◆ Recorded data ◆

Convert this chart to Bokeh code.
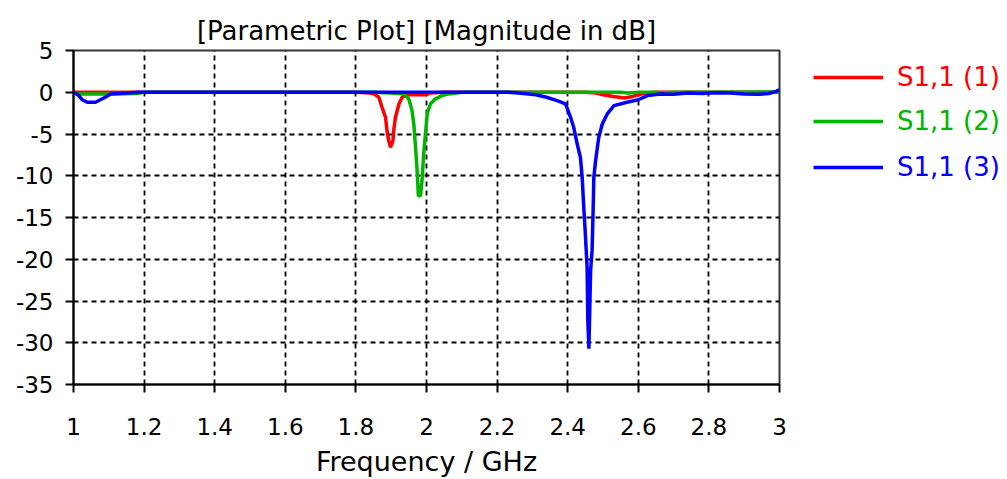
from bokeh.plotting import figure
from bokeh.layouts import row
from bokeh.models import Legend, LegendItem, FixedTicker, Range1d
from bokeh.embed import file_html
from bokeh.resources import INLINE

FONT = "DejaVu Sans"

# ---- data ----
freq_1 = [1.00, 1.80, 1.84, 1.851, 1.865, 1.874, 1.884, 1.888, 1.893, 1.898,
          1.905, 1.907, 1.912, 1.922, 1.931, 1.945, 1.997, 2.01, 2.05, 2.45,
          2.48, 2.50, 2.53, 2.56, 2.58, 2.60, 2.62, 2.65, 3.00]
s11_1 = [0.0, 0.0, -0.1, -0.2, -0.6, -1.8, -3.0, -4.6, -5.8, -6.6,
         -5.8, -4.6, -3.0, -1.4, -0.6, -0.3, -0.3, -0.1, 0.0, 0.0,
         -0.1, -0.3, -0.5, -0.7, -0.55, -0.3, -0.1, 0.0, 0.0]

freq_2 = [1.00, 1.01, 1.10, 1.18, 1.20, 1.85, 1.90, 1.92, 1.936, 1.95,
          1.959, 1.964, 1.969, 1.974, 1.977, 1.983, 1.988, 1.992, 1.997, 2.002,
          2.011, 2.025, 2.044, 2.063, 2.10, 2.55, 2.57, 2.60, 2.65, 2.67,
          2.70, 3.00]
s11_2 = [0.0, -0.2, -0.2, -0.15, 0.0, 0.0, -0.1, -0.15, -0.2, -0.8,
         -2.2, -3.8, -6.6, -9.8, -12.4, -12.4, -10.2, -7.4, -5.0, -2.6,
         -1.4, -0.8, -0.4, -0.2, 0.0, 0.0, -0.1, 0.0, 0.0, -0.1,
         0.0, 0.05]

freq_3 = [1.00, 1.015, 1.025, 1.039, 1.062, 1.076, 1.09, 1.105, 1.152, 1.185,
          2.23, 2.26, 2.31, 2.34, 2.37, 2.394, 2.408, 2.417, 2.427, 2.436,
          2.441, 2.445, 2.450, 2.455, 2.457, 2.460, 2.463, 2.465, 2.469, 2.472,
          2.474, 2.477, 2.479, 2.488, 2.498, 2.512, 2.531, 2.568, 2.60, 2.626,
          2.663, 2.70, 2.74, 2.78, 2.82, 2.86, 2.90, 2.94, 2.97, 2.99, 3.00]
s11_3 = [0.0, -0.4, -0.9, -1.2, -1.2, -0.9, -0.6, -0.2, -0.1, 0.0,
         0.0, -0.1, -0.3, -0.6, -1.0, -1.4, -3.0, -4.2, -6.2, -7.8,
         -10.2, -13.4, -17.0, -21.0, -27.3, -30.7, -25.0, -21.3, -19.0, -14.2,
         -10.2, -9.0, -8.2, -5.4, -3.8, -2.6, -1.6, -1.2, -0.9, -0.4,
         -0.2, -0.25, -0.1, -0.15, -0.05, -0.1, -0.2, -0.25, -0.15, 0.1, 0.3]

series_labels = ["S1,1 (1)", "S1,1 (2)", "S1,1 (3)"]
series_colors = ["#ff0000", "#00b400", "#0000ff"]

x_ticks = [1, 1.2, 1.4, 1.6, 1.8, 2, 2.2, 2.4, 2.6, 2.8, 3]
x_tick_labels = ["1", "1.2", "1.4", "1.6", "1.8", "2", "2.2", "2.4", "2.6", "2.8", "3"]
y_ticks = [5, 0, -5, -10, -15, -20, -25, -30, -35]
y_tick_labels = ["5", "0", "-5", "-10", "-15", "-20", "-25", "-30", "-35"]

title_text = "[Parametric Plot] [Magnitude in dB]"
x_label_text = "Frequency / GHz"
series_data = [(freq_1, s11_1), (freq_2, s11_2), (freq_3, s11_3)]

H = 479
TOP, BOTTOM = 50, H - 384

# ---- main figure ----
p = figure(width=800, height=H, x_range=Range1d(1, 3), y_range=Range1d(-35, 5),
           output_backend="svg", toolbar_location=None,
           min_border_left=73, min_border_right=21,
           min_border_top=TOP, min_border_bottom=BOTTOM)
p.background_fill_color = "white"
p.border_fill_color = "white"
p.outline_line_color = "#333333"
p.outline_line_width = 2

p.title.text = title_text
p.title.align = "center"
p.title.text_font = FONT
p.title.text_font_size = "26px"
p.title.text_font_style = "normal"
p.title.text_color = "black"
p.title.standoff = 10

for ax in (p.xaxis[0], p.yaxis[0]):
    ax.axis_line_color = "black"
    ax.axis_line_width = 2
    ax.major_tick_line_color = "black"
    ax.major_tick_line_width = 2
    ax.major_tick_out = 8
    ax.major_tick_in = 0
    ax.minor_tick_line_color = None
    ax.major_label_text_font = FONT
    ax.major_label_text_font_size = "23px"
    ax.major_label_text_color = "black"

p.xaxis.ticker = FixedTicker(ticks=x_ticks)
p.yaxis.ticker = FixedTicker(ticks=y_ticks)
p.xaxis.major_label_overrides = dict(zip(x_ticks, x_tick_labels))
p.yaxis.major_label_overrides = dict(zip(y_ticks, y_tick_labels))
p.xaxis.major_label_standoff = 25
p.yaxis.major_label_standoff = 12
p.xaxis.axis_label = x_label_text
p.xaxis.axis_label_text_font = FONT
p.xaxis.axis_label_text_font_size = "27px"
p.xaxis.axis_label_text_font_style = "normal"
p.xaxis.axis_label_text_color = "black"
p.xaxis.axis_label_standoff = 8

for g in (p.xgrid[0], p.ygrid[0]):
    g.grid_line_color = "black"
    g.grid_line_width = 1.8
    g.grid_line_dash = "5 4"

for (fx, fy), c in zip(series_data, series_colors):
    p.line(fx, fy, line_color=c, line_width=3.5)

# ---- legend panel (frame aligned with the main plot's frame) ----
q = figure(width=200, height=H, x_range=Range1d(100, 101), y_range=Range1d(100, 101),
           output_backend="svg", toolbar_location=None,
           min_border_left=0, min_border_right=0, min_border_top=TOP, min_border_bottom=BOTTOM)
q.axis.visible = False
q.grid.visible = False
q.outline_line_color = None
q.background_fill_color = "white"
q.border_fill_color = "white"

legend_centers = [77, 121, 167]  # px from top of the page
for (fx, fy), lab, col, cy in zip(series_data, series_labels, series_colors, legend_centers):
    r = q.line(fx, fy, line_color=col, line_width=3.5)  # out of view; only its legend swatch shows
    leg = Legend(items=[LegendItem(label=lab, renderers=[r])], location=(13, 384 - cy - 15),
                 padding=0, margin=0, spacing=0,
                 border_line_color=None, background_fill_alpha=0,
                 glyph_width=70, glyph_height=30, label_height=30,
                 label_standoff=14, label_text_color=col,
                 label_text_font=FONT, label_text_font_size="26px")
    q.add_layout(leg, "center")

layout = row(p, q)
open("out.html", "w").write(file_html(layout, INLINE))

◆ Directions ◆
All of the material above should be reproduced exactly, except the pictures.

◆ Task solution ◆
Convert this chart to Bokeh code.
from bokeh.plotting import figure
from bokeh.layouts import row
from bokeh.models import Legend, LegendItem, FixedTicker, Range1d
from bokeh.embed import file_html
from bokeh.resources import INLINE

FONT = "DejaVu Sans"

# ---- data ----
freq_1 = [1.00, 1.80, 1.84, 1.851, 1.865, 1.874, 1.884, 1.888, 1.893, 1.898,
          1.905, 1.907, 1.912, 1.922, 1.931, 1.945, 1.997, 2.01, 2.05, 2.45,
          2.48, 2.50, 2.53, 2.56, 2.58, 2.60, 2.62, 2.65, 3.00]
s11_1 = [0.0, 0.0, -0.1, -0.2, -0.6, -1.8, -3.0, -4.6, -5.8, -6.6,
         -5.8, -4.6, -3.0, -1.4, -0.6, -0.3, -0.3, -0.1, 0.0, 0.0,
         -0.1, -0.3, -0.5, -0.7, -0.55, -0.3, -0.1, 0.0, 0.0]

freq_2 = [1.00, 1.01, 1.10, 1.18, 1.20, 1.85, 1.90, 1.92, 1.936, 1.95,
          1.959, 1.964, 1.969, 1.974, 1.977, 1.983, 1.988, 1.992, 1.997, 2.002,
          2.011, 2.025, 2.044, 2.063, 2.10, 2.55, 2.57, 2.60, 2.65, 2.67,
          2.70, 3.00]
s11_2 = [0.0, -0.2, -0.2, -0.15, 0.0, 0.0, -0.1, -0.15, -0.2, -0.8,
         -2.2, -3.8, -6.6, -9.8, -12.4, -12.4, -10.2, -7.4, -5.0, -2.6,
         -1.4, -0.8, -0.4, -0.2, 0.0, 0.0, -0.1, 0.0, 0.0, -0.1,
         0.0, 0.05]

freq_3 = [1.00, 1.015, 1.025, 1.039, 1.062, 1.076, 1.09, 1.105, 1.152, 1.185,
          2.23, 2.26, 2.31, 2.34, 2.37, 2.394, 2.408, 2.417, 2.427, 2.436,
          2.441, 2.445, 2.450, 2.455, 2.457, 2.460, 2.463, 2.465, 2.469, 2.472,
          2.474, 2.477, 2.479, 2.488, 2.498, 2.512, 2.531, 2.568, 2.60, 2.626,
          2.663, 2.70, 2.74, 2.78, 2.82, 2.86, 2.90, 2.94, 2.97, 2.99, 3.00]
s11_3 = [0.0, -0.4, -0.9, -1.2, -1.2, -0.9, -0.6, -0.2, -0.1, 0.0,
         0.0, -0.1, -0.3, -0.6, -1.0, -1.4, -3.0, -4.2, -6.2, -7.8,
         -10.2, -13.4, -17.0, -21.0, -27.3, -30.7, -25.0, -21.3, -19.0, -14.2,
         -10.2, -9.0, -8.2, -5.4, -3.8, -2.6, -1.6, -1.2, -0.9, -0.4,
         -0.2, -0.25, -0.1, -0.15, -0.05, -0.1, -0.2, -0.25, -0.15, 0.1, 0.3]

series_labels = ["S1,1 (1)", "S1,1 (2)", "S1,1 (3)"]
series_colors = ["#ff0000", "#00b400", "#0000ff"]

x_ticks = [1, 1.2, 1.4, 1.6, 1.8, 2, 2.2, 2.4, 2.6, 2.8, 3]
x_tick_labels = ["1", "1.2", "1.4", "1.6", "1.8", "2", "2.2", "2.4", "2.6", "2.8", "3"]
y_ticks = [5, 0, -5, -10, -15, -20, -25, -30, -35]
y_tick_labels = ["5", "0", "-5", "-10", "-15", "-20", "-25", "-30", "-35"]

title_text = "[Parametric Plot] [Magnitude in dB]"
x_label_text = "Frequency / GHz"
series_data = [(freq_1, s11_1), (freq_2, s11_2), (freq_3, s11_3)]

H = 479
TOP, BOTTOM = 50, H - 384

# ---- main figure ----
p = figure(width=800, height=H, x_range=Range1d(1, 3), y_range=Range1d(-35, 5),
           output_backend="svg", toolbar_location=None,
           min_border_left=73, min_border_right=21,
           min_border_top=TOP, min_border_bottom=BOTTOM)
p.background_fill_color = "white"
p.border_fill_color = "white"
p.outline_line_color = "#333333"
p.outline_line_width = 2

p.title.text = title_text
p.title.align = "center"
p.title.text_font = FONT
p.title.text_font_size = "26px"
p.title.text_font_style = "normal"
p.title.text_color = "black"
p.title.standoff = 10

for ax in (p.xaxis[0], p.yaxis[0]):
    ax.axis_line_color = "black"
    ax.axis_line_width = 2
    ax.major_tick_line_color = "black"
    ax.major_tick_line_width = 2
    ax.major_tick_out = 8
    ax.major_tick_in = 0
    ax.minor_tick_line_color = None
    ax.major_label_text_font = FONT
    ax.major_label_text_font_size = "23px"
    ax.major_label_text_color = "black"

p.xaxis.ticker = FixedTicker(ticks=x_ticks)
p.yaxis.ticker = FixedTicker(ticks=y_ticks)
p.xaxis.major_label_overrides = dict(zip(x_ticks, x_tick_labels))
p.yaxis.major_label_overrides = dict(zip(y_ticks, y_tick_labels))
p.xaxis.major_label_standoff = 25
p.yaxis.major_label_standoff = 12
p.xaxis.axis_label = x_label_text
p.xaxis.axis_label_text_font = FONT
p.xaxis.axis_label_text_font_size = "27px"
p.xaxis.axis_label_text_font_style = "normal"
p.xaxis.axis_label_text_color = "black"
p.xaxis.axis_label_standoff = 8

for g in (p.xgrid[0], p.ygrid[0]):
    g.grid_line_color = "black"
    g.grid_line_width = 1.8
    g.grid_line_dash = "5 4"

for (fx, fy), c in zip(series_data, series_colors):
    p.line(fx, fy, line_color=c, line_width=3.5)

# ---- legend panel (frame aligned with the main plot's frame) ----
q = figure(width=200, height=H, x_range=Range1d(100, 101), y_range=Range1d(100, 101),
           output_backend="svg", toolbar_location=None,
           min_border_left=0, min_border_right=0, min_border_top=TOP, min_border_bottom=BOTTOM)
q.axis.visible = False
q.grid.visible = False
q.outline_line_color = None
q.background_fill_color = "white"
q.border_fill_color = "white"

legend_centers = [77, 121, 167]  # px from top of the page
for (fx, fy), lab, col, cy in zip(series_data, series_labels, series_colors, legend_centers):
    r = q.line(fx, fy, line_color=col, line_width=3.5)  # out of view; only its legend swatch shows
    leg = Legend(items=[LegendItem(label=lab, renderers=[r])], location=(13, 384 - cy - 15),
                 padding=0, margin=0, spacing=0,
                 border_line_color=None, background_fill_alpha=0,
                 glyph_width=70, glyph_height=30, label_height=30,
                 label_standoff=14, label_text_color=col,
                 label_text_font=FONT, label_text_font_size="26px")
    q.add_layout(leg, "center")

layout = row(p, q)
open("out.html", "w").write(file_html(layout, INLINE))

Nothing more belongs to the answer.